If you’re an experienced investor, you know about the importance of mitigating risk by diversifying your portfolio. And if you’ve already dabbled in different investments such as gold, bonds, securities, and stocks, real estate is an effective way to do so.
Investing in real estate allows you tax advantages that can allow you to open yourself up to a variety of tax benefits. You can write off mortgage expenses, deduct your business expenses (which can include your renovation costs) from your taxes, and even take advantage of capital allowances if you plan to rent out your residential property.
With these benefits in mind, you can decide whether you’re willing to take the necessary steps to properly invest in real estate. If you’ve decided to do so, here are a few dos and don’ts to help you get started on your journey to property investment.
Assess Your Budget
Like with any investment opportunity, you need to make sure that you have enough financing to get you through your investment. One mistake that many people make is that they consider property investment as their way out of financial trouble. And as much as the media portrays this to be effective, doing so in real life is a big mistake.

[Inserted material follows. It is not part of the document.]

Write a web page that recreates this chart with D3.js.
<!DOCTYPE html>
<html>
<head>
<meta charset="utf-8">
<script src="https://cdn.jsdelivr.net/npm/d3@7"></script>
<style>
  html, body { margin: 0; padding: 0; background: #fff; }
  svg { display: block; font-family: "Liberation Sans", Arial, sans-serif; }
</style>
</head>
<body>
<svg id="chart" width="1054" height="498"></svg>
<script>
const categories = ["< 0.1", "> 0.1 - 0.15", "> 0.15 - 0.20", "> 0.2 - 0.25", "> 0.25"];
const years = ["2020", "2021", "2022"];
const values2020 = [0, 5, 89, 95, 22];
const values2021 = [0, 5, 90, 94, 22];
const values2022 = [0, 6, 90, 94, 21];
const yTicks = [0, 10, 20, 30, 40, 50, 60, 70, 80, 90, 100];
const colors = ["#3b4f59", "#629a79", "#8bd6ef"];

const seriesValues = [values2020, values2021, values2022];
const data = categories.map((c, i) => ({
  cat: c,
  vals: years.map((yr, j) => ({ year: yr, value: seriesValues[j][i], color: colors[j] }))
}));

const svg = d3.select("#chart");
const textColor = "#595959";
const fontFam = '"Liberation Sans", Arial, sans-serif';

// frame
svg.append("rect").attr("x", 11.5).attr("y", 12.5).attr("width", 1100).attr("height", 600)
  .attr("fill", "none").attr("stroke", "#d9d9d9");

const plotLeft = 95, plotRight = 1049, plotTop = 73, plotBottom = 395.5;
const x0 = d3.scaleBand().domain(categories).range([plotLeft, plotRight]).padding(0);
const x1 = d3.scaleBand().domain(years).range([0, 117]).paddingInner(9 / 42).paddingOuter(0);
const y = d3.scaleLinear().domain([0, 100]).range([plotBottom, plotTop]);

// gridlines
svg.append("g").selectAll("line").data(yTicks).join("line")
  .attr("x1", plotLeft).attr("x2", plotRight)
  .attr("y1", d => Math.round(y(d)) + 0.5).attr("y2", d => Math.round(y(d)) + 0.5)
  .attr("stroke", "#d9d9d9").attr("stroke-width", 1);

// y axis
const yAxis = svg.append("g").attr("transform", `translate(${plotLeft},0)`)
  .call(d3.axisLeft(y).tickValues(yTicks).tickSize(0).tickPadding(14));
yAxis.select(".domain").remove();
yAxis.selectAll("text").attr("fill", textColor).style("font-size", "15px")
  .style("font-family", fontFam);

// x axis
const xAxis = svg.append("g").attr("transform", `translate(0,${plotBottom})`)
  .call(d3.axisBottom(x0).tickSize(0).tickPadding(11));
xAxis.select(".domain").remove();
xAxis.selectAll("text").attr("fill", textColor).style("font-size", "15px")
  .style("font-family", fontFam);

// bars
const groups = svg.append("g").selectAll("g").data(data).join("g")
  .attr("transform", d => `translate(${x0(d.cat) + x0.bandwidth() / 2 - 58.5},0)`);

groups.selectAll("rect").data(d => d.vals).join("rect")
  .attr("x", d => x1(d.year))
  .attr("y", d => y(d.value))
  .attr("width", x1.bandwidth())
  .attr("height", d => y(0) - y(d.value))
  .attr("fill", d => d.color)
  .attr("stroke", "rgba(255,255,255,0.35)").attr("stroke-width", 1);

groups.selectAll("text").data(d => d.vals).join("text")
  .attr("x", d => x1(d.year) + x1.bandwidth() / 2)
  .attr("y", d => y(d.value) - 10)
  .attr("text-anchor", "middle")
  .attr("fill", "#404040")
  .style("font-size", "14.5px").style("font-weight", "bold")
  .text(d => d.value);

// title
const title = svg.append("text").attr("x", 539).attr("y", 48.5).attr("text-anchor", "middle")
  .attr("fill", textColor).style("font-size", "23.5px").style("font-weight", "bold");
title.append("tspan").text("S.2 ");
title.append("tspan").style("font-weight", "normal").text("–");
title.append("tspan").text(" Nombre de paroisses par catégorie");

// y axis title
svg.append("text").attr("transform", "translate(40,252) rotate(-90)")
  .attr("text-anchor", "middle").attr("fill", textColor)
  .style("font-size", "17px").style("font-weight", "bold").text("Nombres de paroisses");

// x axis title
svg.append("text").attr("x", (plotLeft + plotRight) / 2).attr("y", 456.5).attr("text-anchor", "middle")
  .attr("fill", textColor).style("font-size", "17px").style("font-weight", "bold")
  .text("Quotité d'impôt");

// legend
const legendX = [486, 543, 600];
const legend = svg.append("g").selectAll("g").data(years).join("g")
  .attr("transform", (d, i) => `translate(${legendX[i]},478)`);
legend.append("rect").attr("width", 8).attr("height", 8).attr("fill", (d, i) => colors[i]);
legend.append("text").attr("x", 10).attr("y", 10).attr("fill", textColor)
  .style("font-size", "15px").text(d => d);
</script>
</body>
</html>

Think of property investment like building a house. Without a solid foundation, your house won’t stand for long. The same goes for investing in real estate. If you don’t have the money to finance your investment, you won’t be able to sustain your investment and reap its benefits.

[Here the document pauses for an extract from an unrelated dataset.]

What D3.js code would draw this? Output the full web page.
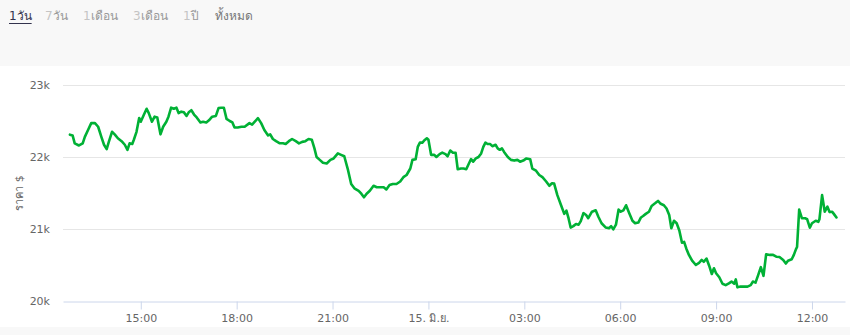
<!DOCTYPE html>
<html>
<head>
<meta charset="utf-8">
<script src="https://cdn.jsdelivr.net/npm/d3@7"></script>
<style>
  html, body { margin: 0; padding: 0; background: #f8f8f8; }
  body { width: 850px; height: 335px; overflow: hidden; font-family: "DejaVu Sans", Arial, sans-serif; }
</style>
</head>
<body>
<script>
// data

// range buttons along the top: [number part, word part]
var ranges = [["1", "วัน"], ["7", "วัน"], ["1", "เดือน"], ["3", "เดือน"], ["1", "ปี"], ["", "ทั้งหมด"]];

// minutes after 12:43 on 14 June
var minutes = [4, 9, 13, 21, 28, 32, 38, 44, 51, 57, 63, 68, 73, 77, 83, 88, 94, 101, 107, 112,
  116, 121, 124, 129, 134, 137, 143, 148, 152, 158, 163, 168, 174, 179, 185, 189, 194, 199, 204, 208,
  213, 218, 223, 227, 232, 237, 242, 249, 254, 260, 265, 271, 278, 283, 288, 293, 298, 304, 309, 313,
  319, 326, 332, 341, 346, 351, 357, 363, 369, 376, 380, 385, 391, 398, 404, 409, 415, 421, 428, 434,
  440, 446, 452, 458, 463, 467, 473, 479, 486, 493, 499, 507, 513, 519, 526, 532, 538, 546, 551, 556,
  561, 567, 574, 580, 586, 593, 598, 604, 610, 617, 624, 630, 636, 643, 647, 653, 657, 661, 666, 669,
  674, 677, 682, 688, 692, 698, 703, 709, 713, 718, 723, 728, 732, 738, 743, 748, 753, 757, 761, 766,
  771, 776, 780, 784, 788, 793, 797, 803, 807, 811, 815, 819, 826, 832, 838, 844, 849, 855, 861, 868,
  872, 879, 885, 891, 898, 904, 909, 913, 919, 926, 932, 936, 940, 944, 949, 954, 959, 963, 968, 973,
  977, 984, 991, 996, 1002, 1010, 1016, 1020, 1024, 1029, 1034, 1038, 1043, 1048, 1054, 1060, 1065, 1071, 1076, 1080,
  1085, 1091, 1096, 1103, 1108, 1113, 1119, 1124, 1129, 1133, 1138, 1143, 1148, 1153, 1157, 1161, 1166, 1172, 1179, 1185,
  1190, 1194, 1199, 1204, 1209, 1213, 1217, 1223, 1229, 1235, 1241, 1246, 1251, 1254, 1257, 1263, 1269, 1276, 1282, 1286,
  1291, 1296, 1301, 1306, 1311, 1318, 1324, 1330, 1336, 1343, 1348, 1352, 1359, 1363, 1367, 1369, 1373, 1378, 1384, 1388,
  1393, 1397, 1404, 1409, 1411, 1416, 1421, 1426, 1430, 1435, 1438, 1443];

// price in USD
var prices = [22310, 22300, 22190, 22160, 22190, 22280, 22375, 22470, 22470, 22420, 22280, 22170, 22110, 22210, 22350, 22315, 22260, 22220, 22170, 22100,
  22190, 22180, 22240, 22350, 22540, 22490, 22590, 22670, 22610, 22490, 22560, 22550, 22315, 22420, 22490, 22560, 22685, 22670, 22685, 22610,
  22630, 22620, 22570, 22620, 22650, 22590, 22550, 22480, 22490, 22480, 22510, 22560, 22570, 22680, 22685, 22685, 22530, 22500, 22480, 22410,
  22410, 22420, 22420, 22470, 22450, 22490, 22540, 22470, 22375, 22300, 22315, 22250, 22220, 22190, 22190, 22180, 22220, 22250, 22220, 22190,
  22210, 22220, 22250, 22240, 22120, 22000, 21960, 21920, 21910, 21960, 21980, 22050, 22030, 22010, 21820, 21625, 21565, 21530, 21490, 21440,
  21490, 21530, 21600, 21580, 21580, 21580, 21550, 21610, 21625, 21625, 21660, 21720, 21750, 21840, 21960, 21970, 22140, 22200, 22200, 22230,
  22260, 22240, 22030, 22030, 22000, 22040, 22060, 22040, 22010, 22090, 22060, 22060, 21830, 21840, 21840, 21830, 21910, 21970, 21935, 21980,
  22000, 22050, 22140, 22200, 22180, 22180, 22150, 22170, 22120, 22100, 22120, 22070, 22000, 21960, 21950, 21960, 21935, 21950, 21980, 21970,
  21840, 21810, 21750, 21720, 21660, 21600, 21635, 21630, 21470, 21330, 21210, 21255, 21150, 21020, 21040, 21070, 21060, 21110, 21220, 21195,
  21150, 21240, 21260, 21170, 21080, 21020, 21010, 21040, 20995, 21060, 21270, 21240, 21260, 21330, 21220, 21115, 21080, 21090, 21160, 21180,
  21210, 21240, 21320, 21360, 21390, 21350, 21330, 21285, 21195, 21010, 21115, 21080, 20980, 20810, 20820, 20730, 20640, 20560, 20500, 20530,
  20570, 20545, 20590, 20490, 20375, 20455, 20385, 20330, 20240, 20220, 20245, 20270, 20240, 20300, 20190, 20200, 20200, 20200, 20220, 20270,
  20255, 20360, 20470, 20350, 20650, 20640, 20640, 20615, 20610, 20570, 20520, 20560, 20580, 20640, 20720, 20750, 21270, 21150, 21150, 21135,
  21020, 21080, 21115, 21100, 21135, 21470, 21240, 21310, 21235, 21240, 21210, 21160];

var yTicks = [20000, 21000, 22000, 23000];
var yTitle = "ราคา $";
var dayLabel = "15. มิ.ย.";

// layout

var width = 850, height = 335;
var plotLeft = 63, plotRight = 845, plotTop = 85, plotBottom = 301;
var start = new Date(2022, 5, 14, 12, 43);

var data = minutes.map(function (m, i) {
  return { t: new Date(start.getTime() + m * 60000), v: prices[i] };
});

var svg = d3.select("body").append("svg")
    .attr("width", width).attr("height", height)
    .style("display", "block");

svg.append("rect").attr("x", 0).attr("y", 0).attr("width", width).attr("height", height).attr("fill", "#f8f8f8");
svg.append("rect").attr("x", 0).attr("y", 66).attr("width", width).attr("height", 261).attr("fill", "#ffffff");

// range buttons
var btnX = [9, 45, 83, 133, 183, 215];
var buttons = svg.append("g").attr("class", "ranges")
    .style("font-family", "'DejaVu Sans', Arial, sans-serif")
    .style("font-size", "12px");
ranges.forEach(function (r, i) {
  var t = buttons.append("text").attr("x", btnX[i]).attr("y", 20);
  t.append("tspan").text(r[0]).attr("fill", i === 0 ? "#33334d" : "#c4c4c4");
  t.append("tspan").text(r[1]).attr("fill", i === 0 ? "#33334d" : (i === 5 ? "#777" : "#999"));
  if (i === 0) {
    var w = t.node().getComputedTextLength();
    buttons.append("line")
        .attr("x1", btnX[i]).attr("x2", btnX[i] + w)
        .attr("y1", 23.5).attr("y2", 23.5)
        .attr("stroke", "#33334d").attr("stroke-width", 1);
  }
});

// scales
var x = d3.scaleTime()
    .domain([new Date(2022, 5, 14, 12, 34), new Date(2022, 5, 15, 13, 2)])
    .range([plotLeft, plotRight]);
var y = d3.scaleLinear()
    .domain([20000, 23000])
    .range([plotBottom, plotTop]);

// grid
svg.append("g").attr("class", "grid")
  .selectAll("line").data(yTicks.filter(function (d) { return d !== 20000; }))
  .join("line")
    .attr("x1", plotLeft).attr("x2", plotRight)
    .attr("y1", function (d) { return Math.round(y(d)) + 0.5; })
    .attr("y2", function (d) { return Math.round(y(d)) + 0.5; })
    .attr("stroke", "#e6e6e6");

// y axis labels
var yAxis = svg.append("g").attr("class", "y-axis")
    .attr("transform", "translate(" + (plotLeft - 13) + ",0)")
    .call(d3.axisLeft(y).tickValues(yTicks).tickSize(0).tickPadding(0)
      .tickFormat(function (d) { return (d / 1000) + "k"; }));
yAxis.select(".domain").remove();
yAxis.selectAll("text")
    .attr("fill", "#666").style("font-size", "11px")
    .style("font-family", "'DejaVu Sans', Arial, sans-serif");

svg.append("text")
    .attr("transform", "translate(23," + ((plotTop + plotBottom) / 2) + ") rotate(-90)")
    .attr("text-anchor", "middle")
    .attr("fill", "#666").style("font-size", "11px")
    .text(yTitle);

// x axis
var xTicks = d3.timeHour.every(3).range(x.domain()[0], x.domain()[1]);
var xAxis = svg.append("g").attr("class", "x-axis")
    .attr("transform", "translate(0," + (plotBottom + 0.5) + ")")
    .call(d3.axisBottom(x).tickValues(xTicks).tickSize(8).tickSizeOuter(0).tickPadding(5)
      .tickFormat(function (d) { return d.getHours() === 0 ? dayLabel : d3.timeFormat("%H:%M")(d); }));
xAxis.select(".domain").attr("stroke", "#ccd6eb");
xAxis.selectAll(".tick line").attr("stroke", "#ccd6eb");
xAxis.selectAll("text")
    .attr("fill", "#666").style("font-size", "11px")
    .style("font-family", "'DejaVu Sans', Arial, sans-serif");

// price line
var line = d3.line()
    .x(function (d) { return x(d.t); })
    .y(function (d) { return y(d.v); });

svg.append("path")
    .datum(data)
    .attr("fill", "none")
    .attr("stroke", "#00b135")
    .attr("stroke-width", 2.6)
    .attr("stroke-linejoin", "round")
    .attr("stroke-linecap", "round")
    .attr("d", line);
</script>
</body>
</html>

If you have the budget to invest in real estate, it’s important to plan out a few things before you go through the process. Consider things like your budget, why you want to make this investment, and what you want out of it, such as becoming a landlord or choosing to buy fixer-upper houses, and the possible risks you may be taking by going through with this new investment opportunity.
Make Sure You’re In It for the Long Haul
It’s important to remember that property investments don’t work the same way other investments do. Not only is the market extremely volatile, but it is also not for those looking for a short-term investment opportunity. Property investment requires a lot of time and effort, and if you’re not ready to go through the ups and downs over a long period of time, it may not be for you.
Do Your Research
As with any investment or business venture, doing your research is a must. If you don’t do your research properly, you’re likely to end up regretting some decisions along the way. Talk to people with experience, such as experienced investors and real estate professionals, and get their advice if you’re unsure about anything.

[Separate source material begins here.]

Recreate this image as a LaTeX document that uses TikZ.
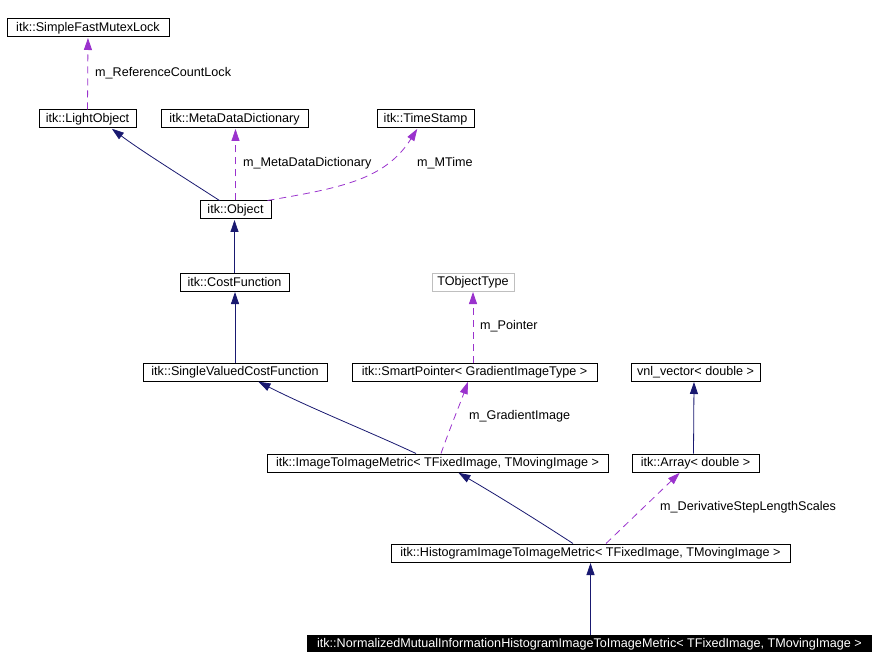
\documentclass[tikz,border=0pt]{standalone}
\usepackage{fontspec}
\setmainfont{Liberation Sans}
\usetikzlibrary{arrows.meta}
\definecolor{navyc}{HTML}{191970}
\definecolor{purp}{HTML}{9A32CD}
\begin{document}
\begin{tikzpicture}[x=1pt,y=-1pt,
  font=\fontsize{12.6}{15}\selectfont,
  cls/.style={draw=black,line width=1pt,inner sep=0pt,minimum height=18pt,anchor=center,fill=white},
  inh/.style={draw=navyc,line width=0.8pt,-{Triangle[width=8pt,length=12pt]},shorten >=0.5pt},
  dep/.style={draw=purp,line width=0.8pt,dash pattern=on 7pt off 5pt,-{Triangle[width=8pt,length=12pt]},shorten >=0.5pt},
  lbl/.style={anchor=west,inner sep=0pt}]
\useasboundingbox (0,0) rectangle (877,652);
\node[cls,minimum width=162pt] (sfm) at (88,28) {itk::SimpleFastMutexLock};
\node[cls,minimum width=97pt] (lo) at (87.5,119) {itk::LightObject};
\node[cls,minimum width=147pt] (mdd) at (234.5,119) {itk::MetaDataDictionary};
\node[cls,minimum width=97pt] (ts) at (425.5,119) {itk::TimeStamp};
\node[cls,minimum width=71pt] (obj) at (235.5,210) {itk::Object};
\node[cls,minimum width=109pt] (cf) at (234.5,282) {itk::CostFunction};
\node[cls,draw=black!25,minimum width=82pt] (tot) at (473,282) {TObjectType};
\node[cls,minimum width=184pt] (svcf) at (235,372) {itk::SingleValuedCostFunction};
\node[cls,minimum width=245pt] (sp) at (474.5,372) {itk::SmartPointer< GradientImageType >};
\node[cls,minimum width=129pt] (vnl) at (695.5,372) {vnl\_vector< double >};
\node[cls,minimum width=341pt] (itim) at (437.5,463) {itk::ImageToImageMetric< TFixedImage, TMovingImage >};
\node[cls,minimum width=127pt] (arr) at (695.5,463) {itk::Array< double >};
\node[cls,minimum width=399pt] (hist) at (590.5,553) {itk::HistogramImageToImageMetric< TFixedImage, TMovingImage >};
\node[cls,fill=black,text=white,minimum width=564pt] (nmi) at (589.5,644) {itk::NormalizedMutualInformationHistogramImageToImageMetric< TFixedImage, TMovingImage >};

\draw[dep] (lo.north) -- (sfm.south);
\node[lbl] (l1) at (95,73) {m\_ReferenceCountLock};
\draw[inh] ([xshift=-16]obj.north) .. controls (180,175) and (140,150) .. ([xshift=24]lo.south);
\draw[dep] (obj.north) -- (obj.north |- mdd.south);
\node[lbl] (l2) at (243,163) {m\_MetaDataDictionary};
\draw[dep] ([xshift=32]obj.north) .. controls (340,188) and (385,180) .. ([xshift=-8]ts.south);
\node[lbl] (l3) at (417,163) {m\_MTime};
\draw[inh] (cf.north) -- (obj.south -| cf.north);
\draw[inh] (svcf.north) -- (cf.south -| svcf.north);
\draw[dep] (sp.north -| tot.south) -- (tot.south);
\node[lbl] (l4) at (480,326) {m\_Pointer};
\draw[inh] ([xshift=-2]arr.north) -- ([xshift=-1.5]vnl.south);
\draw[inh] ([xshift=-21.5]itim.north) .. controls (370,432) and (310,408) .. ([xshift=23]svcf.south);
\draw[dep] ([xshift=3.5]itim.north) .. controls (450,428) and (460,404) .. ([xshift=-6.5]sp.south);
\node[lbl] (l5) at (469,416) {m\_GradientImage};
\draw[inh] ([xshift=-17.5]hist.north) .. controls (540,522) and (500,497) .. ([xshift=20.5]itim.south);
\draw[dep] ([xshift=15.5]hist.north) -- ([xshift=-15.5]arr.south);
\node[lbl] (l6) at (660,507) {m\_DerivativeStepLengthScales};
\draw[inh] (nmi.north -| hist.south) -- (hist.south);
\end{tikzpicture}
\end{document}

Books and the internet are also there for your perusal, so study as much as you can on topics that apply to the kinds of investments you want to make, including the wider property market, the different types of properties, and other things you should look out for when investing in a property.
Get a Reliable Agent
You need a reliable agent to help you handle your investment. Before deciding to deal with a certain agent, however, you must make sure they have the necessary accreditation and years of experience to back up their skills.
Property investment isn’t and shouldn’t be something that happens in a flash. Don’t take the first deal you see, especially when it seems too good to be true. Take your time during the decision-making process, because being hasty could end up costing you time and money, which will set you back greatly if you end up with a bad property. Assess all the pros and cons of each property you come across before deciding.
Buy a Property without Seeing It In Person
Have you ever bought something online without knowing what it looked like in person, only to get extremely disappointed when it arrives not as you expected? This is what could happen if you don’t visit a property before buying it. No matter what area a property is located in, it’s best to visit it before making your decision. You never know what problems you might come across in the long run if you don’t.
Take All Costs Into Consideration
One thing people often look at when it comes to investing in real estate is the price of the property. While that cost is important, we often forget to include other costs such as renovations among other things which can add up. When assessing your finances, make sure to include the overall cost in your computations.
Settle for the First Mortgage You See
There are a variety of buy-to-let mortgages that are readily available, but settling for the first good deal you see is not the way to go. Your mortgage interest is a crucial factor to consider and important to your business strategy, so shop around for not only the cheapest deal but the most beneficial one, before making your decision.
Real estate investment, with its lucrative nature, can be another good source of income if you play your cards right. As long as you ask questions, do your research, and invest as much time as you can to make the best decisions, you can’t go wrong.